▶

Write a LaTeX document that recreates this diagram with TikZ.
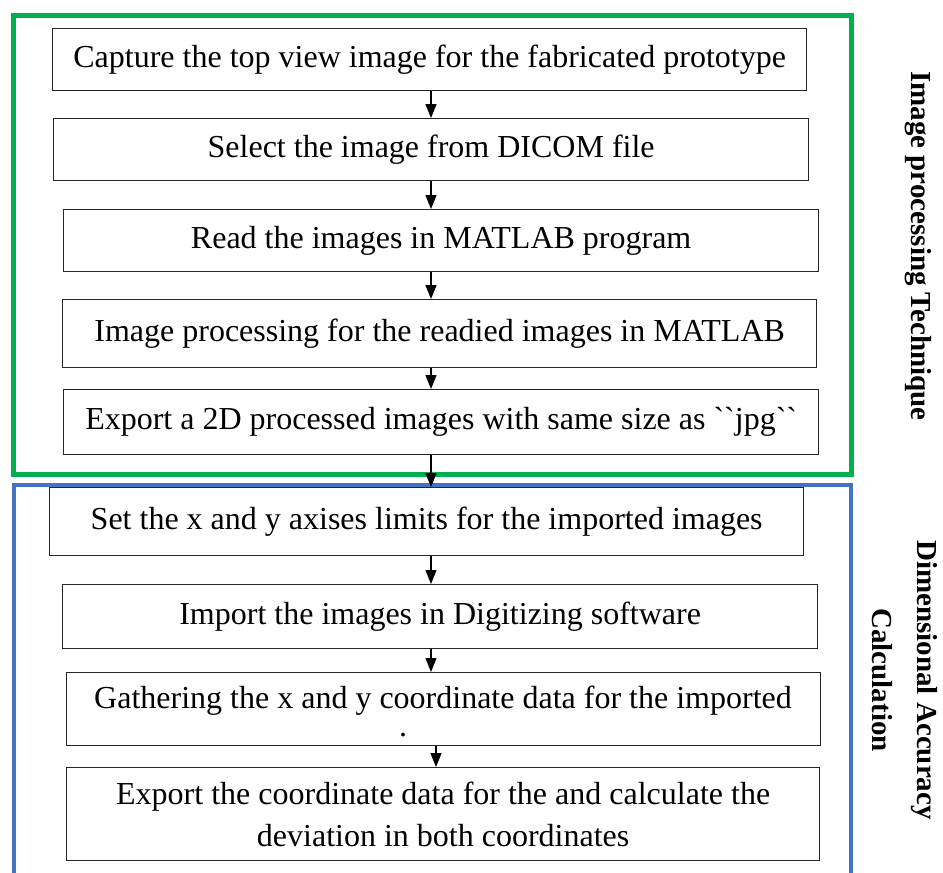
\documentclass[tikz,border=0pt]{standalone}
\usepackage{fontspec}
\setmainfont{Liberation Serif}
\newfontfamily\gravefont{Liberation Serif}[Ligatures=TeXOff]
\usetikzlibrary{arrows.meta}
\definecolor{framegreen}{RGB}{0,176,80}
\definecolor{frameblue}{RGB}{68,114,196}
\begin{document}
\begin{tikzpicture}[x=1pt,y=-1pt,
  stepbox/.style={draw=black!85,line width=1.3pt,inner sep=0pt,anchor=north west,
    font=\fontsize{32}{42}\selectfont,align=center},
  arr/.style={line width=1.3pt,-{Triangle[width=11pt,length=14pt]}},
  sidelabel/.style={font=\fontsize{29}{45}\selectfont\bfseries,rotate=-90,align=center}]
\useasboundingbox (0,0) rectangle (943,873);
% frames
\draw[framegreen,line width=5pt] (13.5,15) rectangle (851,474.5);
\draw[frameblue,line width=4pt] (14,890) -- (14,484.5) -- (851,484.5) -- (851,890);
% boxes
\node[stepbox,minimum width=754pt,minimum height=62pt] (b1) at (52,28) {Capture the top view image for the fabricated prototype};
\node[stepbox,minimum width=755pt,minimum height=62pt] (b2) at (53,118) {Select the image from DICOM file};
\node[stepbox,minimum width=755pt,minimum height=62pt] (b3) at (63,209) {Read the images in MATLAB program};
\node[stepbox,minimum width=754pt,minimum height=68pt] (b4) at (62,299) {Image processing for the readied images in MATLAB};
\node[stepbox,minimum width=755pt,minimum height=65pt] (b5) at (63,389) {Export a 2D processed images with same size as {\gravefont ``jpg``}};
\node[stepbox,minimum width=754pt,minimum height=68pt] (b6) at (49,487) {Set the x and y axises limits for the imported images};
\node[stepbox,minimum width=755pt,minimum height=64pt] (b7) at (62,584) {Import the images in Digitizing software};
\node[stepbox,minimum width=754pt,minimum height=73pt] (b8) at (66,672) {};
\node[font=\fontsize{32}{42}\selectfont,inner sep=0pt] (t8) at (443,701) {Gathering the x and y coordinate data for the imported};
\node[font=\fontsize{32}{42}\selectfont,inner sep=0pt,text height=3pt,text depth=0pt] (d8) at (403,734.5) {.};
\node[stepbox,minimum width=753pt,minimum height=93pt] (b9) at (66,767) {Export the coordinate data for the and calculate the\\deviation in both coordinates};
% arrows
\coordinate (ax) at (431,0);
\coordinate (ax2) at (436,0);
\draw[arr] (b1.south -| ax) -- (b2.north -| ax);
\draw[arr] (b2.south -| ax) -- (b3.north -| ax);
\draw[arr] (b3.south -| ax) -- (b4.north -| ax);
\draw[arr] (b4.south -| ax) -- (b5.north -| ax);
\draw[arr] (b5.south -| ax) -- (b6.north -| ax);
\draw[arr] (b6.south -| ax) -- (b7.north -| ax);
\draw[arr] (b7.south -| ax) -- (b8.north -| ax);
\draw[arr] (b8.south -| ax2) -- (b9.north -| ax2);
% side labels
\node[sidelabel] (s1) at (918,246) {Image processing Technique};
\node[sidelabel] (s2) at (905,680) {Dimensional Accuracy\\Calculation};
\end{tikzpicture}
\end{document}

◀

» To do: Repeat the data in full and exactly. Omit pictures.

» The result:
Write a LaTeX document that recreates this diagram with TikZ.
\documentclass[tikz,border=0pt]{standalone}
\usepackage{fontspec}
\setmainfont{Liberation Serif}
\newfontfamily\gravefont{Liberation Serif}[Ligatures=TeXOff]
\usetikzlibrary{arrows.meta}
\definecolor{framegreen}{RGB}{0,176,80}
\definecolor{frameblue}{RGB}{68,114,196}
\begin{document}
\begin{tikzpicture}[x=1pt,y=-1pt,
  stepbox/.style={draw=black!85,line width=1.3pt,inner sep=0pt,anchor=north west,
    font=\fontsize{32}{42}\selectfont,align=center},
  arr/.style={line width=1.3pt,-{Triangle[width=11pt,length=14pt]}},
  sidelabel/.style={font=\fontsize{29}{45}\selectfont\bfseries,rotate=-90,align=center}]
\useasboundingbox (0,0) rectangle (943,873);
% frames
\draw[framegreen,line width=5pt] (13.5,15) rectangle (851,474.5);
\draw[frameblue,line width=4pt] (14,890) -- (14,484.5) -- (851,484.5) -- (851,890);
% boxes
\node[stepbox,minimum width=754pt,minimum height=62pt] (b1) at (52,28) {Capture the top view image for the fabricated prototype};
\node[stepbox,minimum width=755pt,minimum height=62pt] (b2) at (53,118) {Select the image from DICOM file};
\node[stepbox,minimum width=755pt,minimum height=62pt] (b3) at (63,209) {Read the images in MATLAB program};
\node[stepbox,minimum width=754pt,minimum height=68pt] (b4) at (62,299) {Image processing for the readied images in MATLAB};
\node[stepbox,minimum width=755pt,minimum height=65pt] (b5) at (63,389) {Export a 2D processed images with same size as {\gravefont ``jpg``}};
\node[stepbox,minimum width=754pt,minimum height=68pt] (b6) at (49,487) {Set the x and y axises limits for the imported images};
\node[stepbox,minimum width=755pt,minimum height=64pt] (b7) at (62,584) {Import the images in Digitizing software};
\node[stepbox,minimum width=754pt,minimum height=73pt] (b8) at (66,672) {};
\node[font=\fontsize{32}{42}\selectfont,inner sep=0pt] (t8) at (443,701) {Gathering the x and y coordinate data for the imported};
\node[font=\fontsize{32}{42}\selectfont,inner sep=0pt,text height=3pt,text depth=0pt] (d8) at (403,734.5) {.};
\node[stepbox,minimum width=753pt,minimum height=93pt] (b9) at (66,767) {Export the coordinate data for the and calculate the\\deviation in both coordinates};
% arrows
\coordinate (ax) at (431,0);
\coordinate (ax2) at (436,0);
\draw[arr] (b1.south -| ax) -- (b2.north -| ax);
\draw[arr] (b2.south -| ax) -- (b3.north -| ax);
\draw[arr] (b3.south -| ax) -- (b4.north -| ax);
\draw[arr] (b4.south -| ax) -- (b5.north -| ax);
\draw[arr] (b5.south -| ax) -- (b6.north -| ax);
\draw[arr] (b6.south -| ax) -- (b7.north -| ax);
\draw[arr] (b7.south -| ax) -- (b8.north -| ax);
\draw[arr] (b8.south -| ax2) -- (b9.north -| ax2);
% side labels
\node[sidelabel] (s1) at (918,246) {Image processing Technique};
\node[sidelabel] (s2) at (905,680) {Dimensional Accuracy\\Calculation};
\end{tikzpicture}
\end{document}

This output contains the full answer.